By Elizabeth Feeney
Photos by Lee O. Tucker
Joint POW/MIA Accounting Command
JOINT BASE PEARL HARBOR-HICKAM, Hawaii (Feb. 21, 2013)
Our nation’s Korean War veterans and missing in action personnel were honored Friday during a Commemorative Stone Dedication Ceremony at the National Memorial Cemetery of the Pacific.
“It’s important to come together as allied nations who fought side-by-side more than 60 years ago and honor the sacrifice and distinction of our Korean War veterans,” said Johnie Webb, Deputy to the Commander for External Relations and Legislative Affairs at the Joint POW/MIA Accounting Command.
The Hawaii-based military organization conducts global search, recovery, and laboratory operations to identify unaccounted-for Americans from past conflicts.
There are more than 2,900 Unknown burials at the cemetery, known as the “Punchbowl”, from the Korean War and World War II, and nearly 8,000 personnel still considered missing in North and South Korea.
More than 40 caskets have been exhumed since the initiative to uncover their identities began in 1984. Personnel at JPAC hope to disinter Unknowns at a faster rate as technology and research developments improve their chances for identification.
“We at JPAC are committed to honoring our fallen heroes sacrifice by bringing them home to their families,” noted Webb. “Today is a reminder of how important and noble our mission is…”

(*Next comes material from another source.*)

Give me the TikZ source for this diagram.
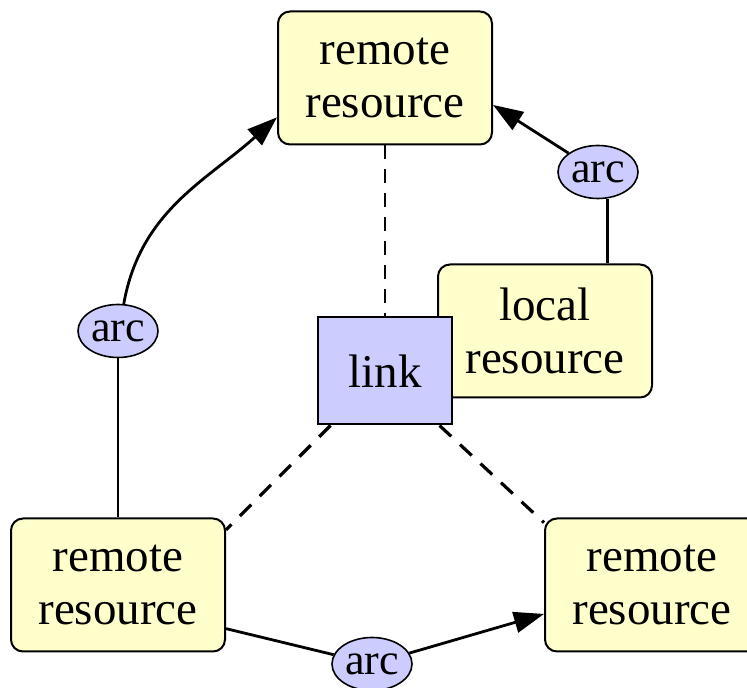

During the ceremony, the Honorable Eric K. Shinseki, U.S. Secretary of Veterans Affairs, offered his respects to the dozens of Korean War veterans in attendance and spoke of their honorable service while fighting in Korea.

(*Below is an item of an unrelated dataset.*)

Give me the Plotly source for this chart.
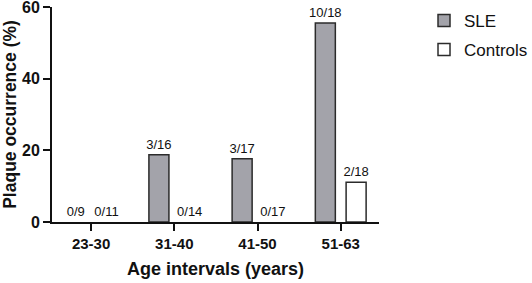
import plotly.graph_objects as go

categories = ["23-30", "31-40", "41-50", "51-63"]
sle_values = [0/9*100, 3/16*100, 3/17*100, 10/18*100]
sle_labels = ["0/9", "3/16", "3/17", "10/18"]
ctrl_values = [0/11*100, 0/14*100, 0/17*100, 2/18*100]
ctrl_labels = ["0/11", "0/14", "0/17", "2/18"]
y_ticks = [0, 20, 40, 60]

FONT = "Liberation Sans, Arial, sans-serif"
SLE_FILL = "#a3a3aa"
CTRL_FILL = "white"
EDGE = "#2b2b2b"


def outline_widths(values):
    return [1.5 if v > 0 else 0 for v in values]


fig = go.Figure()
fig.add_trace(go.Bar(
    x=categories, y=sle_values, name="SLE", showlegend=False,
    offsetgroup="sle",
    marker=dict(color=SLE_FILL, line=dict(color=EDGE, width=outline_widths(sle_values))),
    text=sle_labels, textposition="outside", cliponaxis=False, constraintext="none",
    textfont=dict(family=FONT, size=13, color="#111"),
))
fig.add_trace(go.Bar(
    x=categories, y=ctrl_values, name="Controls", showlegend=False,
    offsetgroup="ctrl",
    marker=dict(color=CTRL_FILL, line=dict(color=EDGE, width=outline_widths(ctrl_values))),
    text=ctrl_labels, textposition="outside", cliponaxis=False, constraintext="none",
    textfont=dict(family=FONT, size=13, color="#111"),
))
# legend entries
fig.add_trace(go.Bar(x=[None], y=[None], name="SLE", offsetgroup="sle", legendgroup="a",
                     marker=dict(color=SLE_FILL, line=dict(color=EDGE, width=1.5))))
fig.add_trace(go.Bar(x=[None], y=[None], name="Controls", offsetgroup="ctrl", legendgroup="b",
                     marker=dict(color=CTRL_FILL, line=dict(color=EDGE, width=1.5))))

fig.update_layout(
    width=532, height=283,
    margin=dict(l=52, r=153, t=7, b=61, autoexpand=False),
    paper_bgcolor="white", plot_bgcolor="white",
    barmode="group", bargap=0.26, bargroupgap=0.35,
    font=dict(family=FONT, color="#111"),
    showlegend=True,
    legend=dict(xref="container", yref="container", x=0.797, y=0.99,
                xanchor="left", yanchor="top",
                font=dict(family=FONT, size=17, color="#111"),
                traceorder="grouped", tracegroupgap=4,
                itemwidth=30, bgcolor="rgba(0,0,0,0)"),
)
fig.update_xaxes(
    type="category", range=[-0.47, 3.46], automargin=False,
    showline=True, linecolor="#111", linewidth=2,
    ticks="outside", ticklen=7, tickwidth=2, tickcolor="#111",
    tickfont=dict(family=FONT, size=15, color="#111", weight="bold"),
    title=dict(text="<b>Age intervals (years)</b>", font=dict(family=FONT, size=18, color="#111"), standoff=11),
    showgrid=False, zeroline=False,
)
fig.update_yaxes(
    range=[0, 60], tickvals=y_ticks, ticklabeloverflow="allow", automargin=False,
    showline=True, linecolor="#111", linewidth=2,
    ticks="outside", ticklen=7, tickwidth=2, tickcolor="#111",
    tickfont=dict(family=FONT, size=16, color="#111", weight="bold"),
    title=dict(text="<b>Plaque occurrence (%)</b>", font=dict(family=FONT, size=17.5, color="#111"), standoff=8),
    showgrid=False, zeroline=False,
)

fig.write_html("out.html", config={"displayModeBar": False},
               post_script="document.body.style.margin='0';")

In July 1953, an armistice went into effect, “ending three years of aggression, three years of heroic defense by Korea, the U.S., and 20 other allied nations, and three years of incredible sacrifice by the people of the Republic of Korea,” said Shinseki.
The memorial stone was unveiled at the foot of the Honolulu Memorial, known to both countries as hallowed ground.
"Sixty years ago, you received the call to defend freedom and democracy of a country you never knew and people you never met," said Republic of Korea Consul General Young-kil Suh, as he thanked veterans for their service.
The stone was dedicated by the people of the Republic of Korea to honor the men and women who defended freedom and democracy.
U.S. Pacific Command leader, Navy Adm. Samuel J. Locklear III, reaffirmed the U.S. and South Korean alliance and further noted its strength over the past 60 years.
“We will continue to count on each other, to overcome threats, and to finish these tasks”, said Locklear. “As we always say, and have said for decades, Katchi Kapshida, We Go Together.”